We may never know for sure what Amitabh Chaudhry told his senior colleagues after having sewn up the $2-billion buyout of Citibank’s retail book in India.
In all likelihood, he would have worn a broad grin; and asked them to get behind their desks. A confirmed workaholic, Axis Bank’s boss is not known to suffer fools gladly.
“It’s not that others in his league are more indulgent, or cut slack for you. It’s just that few of us know him of having a life outside of work,” says a peer, who has known him from his early days at Bank of America (BankAm), where he was handpicked by Vikram Talwar — its longest serving country-manager (1970-1994).
Situating Chaudhry
An engineer from Birla Institute of Technology and Science (Pilani) and a postgraduate degree holder from the Indian Institute of Management (Ahmedabad), he may have printed his first business card as a corporate banker. But it’s his shift to the US behemoth’s Asian operations in Hong Kong that shaped his later career, and Chaudry, as we now know him.
As head of the technology portfolio within investment banking, or i-banking (he was to later don the mantle of regional finance head for wholesale banking and global markets), he got to have a close look at how “tomorrows’ businesses” were evolving. And we are talking about the early to mid-1990s here.
“He had the best seat within BankAm as far as technology was concerned.
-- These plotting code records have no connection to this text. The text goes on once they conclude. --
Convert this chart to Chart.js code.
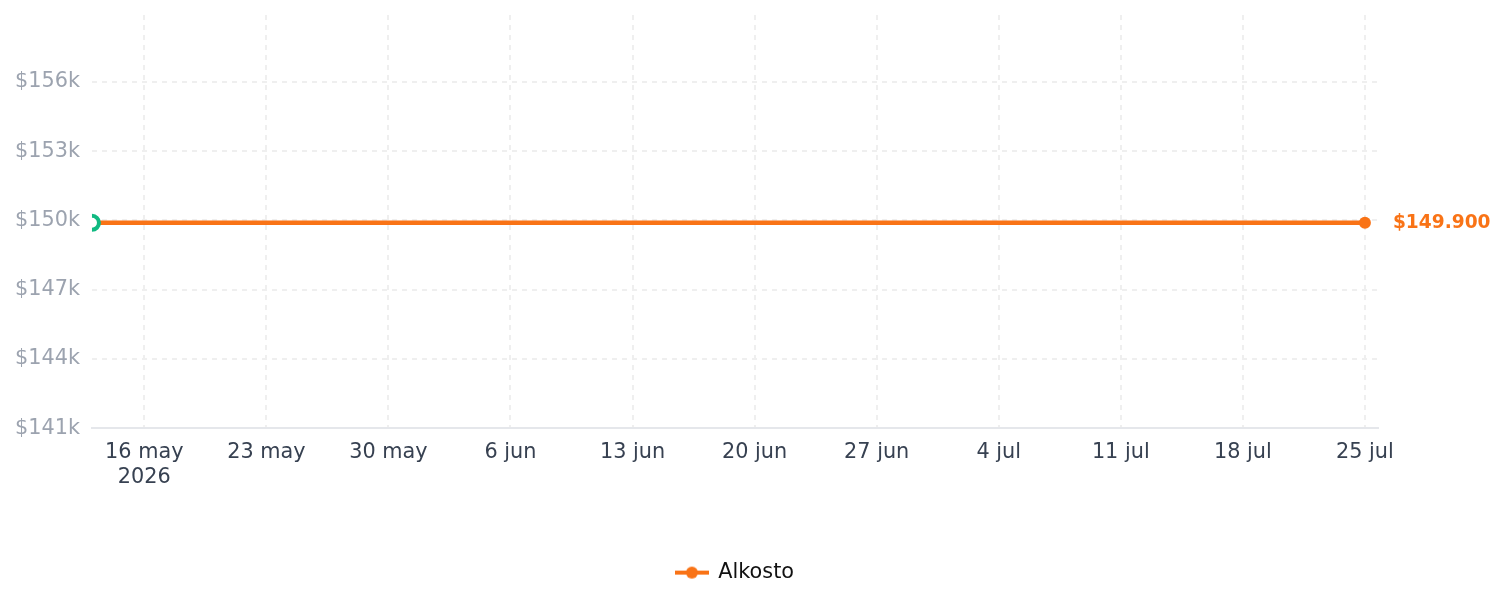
<!DOCTYPE html>
<html>
<head>
<meta charset="utf-8">
<script src="https://cdn.jsdelivr.net/npm/chart.js@4.4.1/dist/chart.umd.min.js"></script>
<style>
  html, body { margin: 0; padding: 0; background: #ffffff; }
  #wrap { position: relative; width: 1505px; height: 607px; }
</style>
</head>
<body>
<div id="wrap"><canvas id="c" width="1505" height="607"></canvas></div>
<script>
// ---- data ----
const seriesName = 'Alkosto';
const seriesDates = ['2026-05-13', '2026-07-25'];
const seriesValues = [149900, 149900];
const markerDates = ['2026-05-13'];
const markerValues = [149900];
const xTickDates = ['2026-05-16','2026-05-23','2026-05-30','2026-06-06','2026-06-13','2026-06-20','2026-06-27','2026-07-04','2026-07-11','2026-07-18','2026-07-25'];
const xTickLabels = [['16 may','2026'],'23 may','30 may','6 jun','13 jun','20 jun','27 jun','4 jul','11 jul','18 jul','25 jul'];
const yTicks = [141000, 144000, 147000, 150000, 153000, 156000];
const yLabels = ['$141k','$144k','$147k','$150k','$153k','$156k'];
const endLabel = '$149.900';
const xMinDate = '2026-05-13';
const xMaxDate = '2026-07-25T18:00:00';
const yMin = 141000, yMax = 158900;

const DAY = 86400000;
const ref = Date.UTC(2026, 4, 16);
function dayNum(s) {
  const p = s.split('T');
  const d = p[0].split('-').map(Number);
  let h = 0;
  if (p[1]) h = Number(p[1].split(':')[0]);
  return (Date.UTC(d[0], d[1]-1, d[2], h) - ref) / DAY;
}

const ORANGE = '#f97316';
const GREEN = '#10b981';
const FONT = "'DejaVu Sans', sans-serif";
const GRID = '#efefef';

// legend icon: line with dot
const icon = document.createElement('canvas');
icon.width = 34; icon.height = 14;
(function(){
  const g = icon.getContext('2d');
  g.strokeStyle = ORANGE; g.lineWidth = 4;
  g.beginPath(); g.moveTo(0, 7); g.lineTo(34, 7); g.stroke();
  g.fillStyle = ORANGE;
  g.beginPath(); g.arc(17, 7, 6, 0, Math.PI*2); g.fill();
})();

const endLabelPlugin = {
  id: 'endLabel',
  afterDatasetsDraw(chart) {
    const meta = chart.getDatasetMeta(0);
    const pt = meta.data[meta.data.length - 1];
    if (!pt) return;
    const ctx = chart.ctx;
    ctx.save();
    ctx.font = "bold 18.6px " + FONT;
    ctx.fillStyle = ORANGE;
    ctx.textAlign = 'left';
    ctx.textBaseline = 'middle';
    ctx.fillText(endLabel, pt.x + 28, pt.y);
    ctx.restore();
  }
};

const xTickVals = xTickDates.map(dayNum);

new Chart(document.getElementById('c'), {
  type: 'line',
  data: {
    datasets: [
      {
        label: seriesName,
        data: seriesDates.map((d, i) => ({ x: dayNum(d), y: seriesValues[i] })),
        borderColor: ORANGE,
        backgroundColor: ORANGE,
        borderWidth: 4.5,
        pointRadius: ctx => ctx.dataIndex === seriesValues.length - 1 ? 6 : 0,
        pointBorderWidth: 0,
        pointBackgroundColor: ORANGE,
        tension: 0,
        fill: false,
        order: 2
      },
      {
        label: 'marker',
        data: markerDates.map((d, i) => ({ x: dayNum(d), y: markerValues[i] })),
        showLine: false,
        pointRadius: 7,
        pointBorderWidth: 4,
        pointBorderColor: GREEN,
        pointBackgroundColor: '#ffffff',
        clip: 0,
        order: 1
      }
    ]
  },
  options: {
    responsive: false,
    animation: false,
    layout: { padding: { top: 15, right: 127, left: 3, bottom: 14 } },
    plugins: {
      tooltip: { enabled: false },
      legend: {
        position: 'bottom',
        fullSize: false,
        labels: {
          filter: item => item.datasetIndex === 0,
          usePointStyle: true,
          pointStyle: icon,
          pointStyleWidth: 32,
          color: '#111111',
          padding: 24,
          font: { family: FONT, size: 20.8 }
        }
      }
    },
    scales: {
      x: {
        type: 'linear',
        min: dayNum(xMinDate),
        max: dayNum(xMaxDate),
        afterBuildTicks: axis => { axis.ticks = xTickVals.map(v => ({ value: v })); },
        afterFit: axis => { axis.height += 36; },
        ticks: {
          autoSkip: false,
          maxRotation: 0,
          padding: 12,
          color: '#374151',
          font: { family: FONT, size: 20.8 },
          callback: (v) => { const i = xTickVals.indexOf(v); return i >= 0 ? xTickLabels[i] : ''; }
        },
        grid: { color: GRID, lineWidth: 2, drawTicks: false },
        border: { display: true, color: '#e5e7eb', width: 2, dash: [5, 5] }
      },
      y: {
        min: yMin,
        max: yMax,
        afterBuildTicks: axis => { axis.ticks = yTicks.map(v => ({ value: v })); },
        afterFit: axis => { axis.paddingTop = 0; axis.paddingBottom = 0; },
        ticks: {
          padding: 12,
          color: '#9ca3af',
          font: { family: FONT, size: 20.8 },
          callback: (v) => { const i = yTicks.indexOf(v); return i >= 0 ? yLabels[i] : ''; }
        },
        grid: { color: GRID, lineWidth: 2, drawTicks: false },
        border: { display: false, dash: [5, 5] }
      }
    }
  },
  plugins: [endLabelPlugin]
});
</script>
</body>
</html>
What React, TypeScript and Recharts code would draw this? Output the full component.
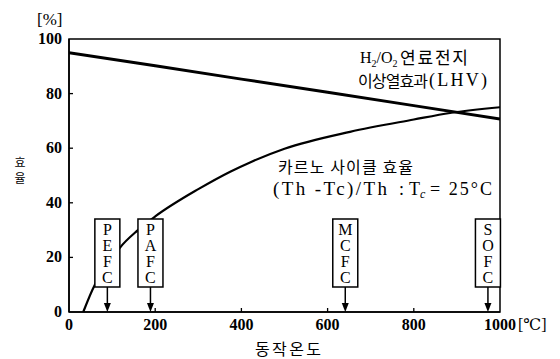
import { LineChart, Line, XAxis, YAxis, ReferenceArea, ReferenceDot } from 'recharts';

const xTicks = [0, 200, 400, 600, 800, 1000];
const yTicks = [0, 20, 40, 60, 80, 100];

// H2/O2 ideal efficiency (LHV) vs operating temperature
const idealTemp = [0, 200, 400, 600, 800, 1000];
const idealEff = [95, 90.2, 85.3, 80.5, 75.6, 70.7];

// Carnot efficiency
const carnotTemp = [33, 60, 90, 118, 160, 200, 300, 374, 420, 500, 652, 800, 884, 1000];
const carnotEff = [0, 10, 17, 23.5, 30, 35, 45, 51.4, 54.8, 59.8, 66, 70.5, 72.9, 75];

const cellNames = ['PEFC', 'PAFC', 'MCFC', 'SOFC'];
const cellTemps = [89, 189, 641, 972];

const idealData = idealTemp.map((t, i) => ({ t, v: idealEff[i] }));
const carnotData = carnotTemp.map((t, i) => ({ t, v: carnotEff[i] }));

const SERIF = '"Liberation Serif", "DejaVu Serif", serif';
const KR = '"Noto Sans CJK KR", sans-serif';

function XTick({ x, y, payload }: any) {
  const v = payload.value;
  return (
    <g>
      {v > 0 && v < 1000 && <line x1={x} x2={x} y1={y} y2={y - 4} stroke="#000" strokeWidth={1.3} />}
      <text x={x} y={y + 18} textAnchor="middle" fontFamily={SERIF} fontWeight="bold" fontSize={16} fill="#000">
        {v}
      </text>
    </g>
  );
}

function YTick({ x, y, payload }: any) {
  const v = payload.value;
  return (
    <g>
      {v > 0 && v < 100 && <line x1={x} x2={x + 4} y1={y} y2={y} stroke="#000" strokeWidth={1.3} />}
      <text x={x - 7} y={y + 5} textAnchor="end" fontFamily={SERIF} fontWeight="bold" fontSize={16} fill="#000">
        {v}
      </text>
    </g>
  );
}

function CellBox(name: string) {
  return ({ cx, cy }: any) => (
    <g>
      <line x1={cx} x2={cx} y1={cy - 25} y2={cy - 7} stroke="#000" strokeWidth={1.5} />
      <path d={`M${cx - 3.5},${cy - 9} L${cx + 3.5},${cy - 9} L${cx},${cy} Z`} fill="#000" />
      <rect x={cx - 12.5} y={cy - 93} width={25} height={68} fill="#fff" stroke="#000" strokeWidth={1.5} />
      {name.split('').map((ch, i) => (
        <text key={i} x={cx} y={cy - 77 + i * 16} textAnchor="middle" fontFamily={SERIF} fontSize={16} fill="#000">
          {ch}
        </text>
      ))}
    </g>
  );
}

export default function App() {
  return (
    <div style={{ position: 'absolute', left: 0, top: 0, width: 560, height: 359, background: '#fff' }}>
      <LineChart width={560} height={359} margin={{ top: 39, right: 60, bottom: 17, left: 9 }}>
        <XAxis
          type="number"
          dataKey="t"
          domain={[0, 1000]}
          ticks={xTicks}
          tick={<XTick />}
          tickSize={0}
          tickMargin={0}
          tickLine={false}
          height={30}
          axisLine={{ stroke: '#000', strokeWidth: 1.5 }}
          allowDataOverflow
        />
        <YAxis
          type="number"
          domain={[0, 100]}
          ticks={yTicks}
          tick={<YTick />}
          tickSize={0}
          tickMargin={0}
          tickLine={false}
          width={60}
          axisLine={{ stroke: '#000', strokeWidth: 1.5 }}
        />
        <ReferenceArea x1={0} x2={1000} y1={0} y2={100} fill="none" stroke="#000" strokeWidth={1.5} fillOpacity={0} />
        <Line data={idealData} dataKey="v" type="linear" stroke="#000" strokeWidth={3} dot={false} isAnimationActive={false} />
        <Line data={carnotData} dataKey="v" type="monotone" stroke="#000" strokeWidth={2.2} dot={false} isAnimationActive={false} />
        {cellNames.map((n, i) => (
          <ReferenceDot key={n} x={cellTemps[i]} y={0} r={0} shape={CellBox(n)} ifOverflow="visible" />
        ))}
      </LineChart>
      <svg width={560} height={359} style={{ position: 'absolute', left: 0, top: 0, pointerEvents: 'none' }}>
        <text x={37} y={25} fontFamily={SERIF} fontSize={17} fill="#000">[%]</text>
        <text x={20} y={167} textAnchor="middle" fontFamily={KR} fontSize={12} fill="#000">효</text>
        <text x={20} y={183} textAnchor="middle" fontFamily={KR} fontSize={12} fill="#000">율</text>
        <text x={255} y={355} fontFamily={KR} fontSize={16} textLength={66} lengthAdjust="spacing" fill="#000">동작온도</text>
        <text x={518} y={330} fontFamily={SERIF} fontSize={16} fill="#000">[℃]</text>
        <text x={360} y={63} fontFamily={SERIF} fontSize={16} fill="#000">
          H<tspan dy={4} fontSize={10}>2</tspan>
          <tspan dy={-4}>/O</tspan>
          <tspan dy={4} fontSize={10}>2</tspan>
        </text>
        <text x={400} y={64} fontFamily={KR} fontSize={17} textLength={68} lengthAdjust="spacing" fill="#000">연료전지</text>
        <text x={358} y={87} fontFamily={KR} fontSize={16} textLength={70} lengthAdjust="spacing" fill="#000">이상열효과</text>
        <text x={429} y={86} fontFamily={SERIF} fontSize={18} textLength={58} lengthAdjust="spacing" fill="#000">(LHV)</text>
        <text x={278} y={173} fontFamily={KR} fontSize={16} textLength={135} lengthAdjust="spacing" fill="#000">카르노 사이클 효율</text>
        <text x={273} y={195} fontFamily={SERIF} fontSize={19} textLength={114} lengthAdjust="spacing" fill="#000">(Th -Tc)/Th</text>
        <text x={399} y={195} fontFamily={SERIF} fontSize={18} fill="#000">:</text>
        <text x={409} y={195} fontFamily={SERIF} fontSize={18} fill="#000">
          T<tspan dy={3} fontSize={12} fontStyle="italic">c</tspan>
        </text>
        <text x={430} y={195} fontFamily={SERIF} fontSize={18} textLength={62} lengthAdjust="spacing" fill="#000">= 25°C</text>
      </svg>
    </div>
  );
}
He was directly dealing with some early American Depository Receipts (ADRs) issuances by the likes of Infosys’, Wipro and Satyam, which BankAm was co-leading,” says a close associate of decades. And while many with higher seniority compared to Chaudhry’s were handling much larger clients and corporate relationships — say in oil and gas, or manufacturing — “these were legacy businesses.”
Chaudhry also helmed deals for large Asian clients as well — both in technology and old-world businesses.
“He was in a sweet spot and was sharp enough to sniff out the emerging challenges and the embedded value propositions in these firms. As an analogy, come to think of Infosys and Wipro as the fintechs of today. You knew the newbies’ time had come, but just how big a part they will play was a matter of conjecture,” says another peer.
Chaudhry later moved to Credit Lyonnais Securities in 2001 as the head of its i-banking franchise for South East Asia. This was because BankAm — post its acquisition by Nationsbank in 1998 — jettisoned its Asian i-banking business. It helped that his reporting head at Credit Lyonnais Securities, V Shankar, was also a former BankAmer.
It’s said his work at the confluence of technology and banking caught the eye of Mohandas Pai at Infosys (yes, it helped that Chaudhry had played a key role in the Bengaluru-based firm’s ADR float). And he moved into the corner-room at Progene, Infosys' BPO. By the time he bid adieu in 2009, he had tripled the BPO’s revenues to $250 million.
His next pit-stop as managing director of HDFC Life saw Chaudhry rewire the processes at the private insurer, and put into play all what he had learnt and could do with the technology-finance template.
It’s anybody’s guess as to what fate might have had in store for him, but with Shikha Sharma’ stepping down as boss of Axis Bank ahead of her slotted tenure, Chaudhry found himself in the Axis Bank hot seat.
With the Citi retail deal in the bag, Chaudhry has made history.
For it was Citibank, which had set the template for retail banking — the early evangelists being Jerry Rao and the late Ashoke Dutt.
The duo had bought the Diners franchise to kick-start the bank’s plastic foray before rolling out the full retail ensemble.
With Citi’s exit from retail, only Standard Chartered Bank and HSBC remain as full service retail banks in the country.
A month ago, Chaudhry had told Business Standard: “Retail takes a long time to break even. You have to invest in this journey.” He added: “Profitability at a customer level is very low. Hence, you have to be at scale to be meaningful. And to achieve it, you need to invest in distribution, reach, people and operations.”
In the immediate, you may see Axis Bank examining synergies with Burgundy, its top-end plastic offering. The challenge is to reposition the card’s business given that Citi had put it on the “aspirational” pedestal.
Life has come full circle for Chaudhry — he started his career in a foreign bank; and has gobbled up the local retail book of the world’s insomniac bank (“The Citi never sleeps”).
So, what might have Chaudhry told his senior colleagues after the Citi deal? Maybe paraphrased Robert Frost: “… we have miles to go before we sleep.”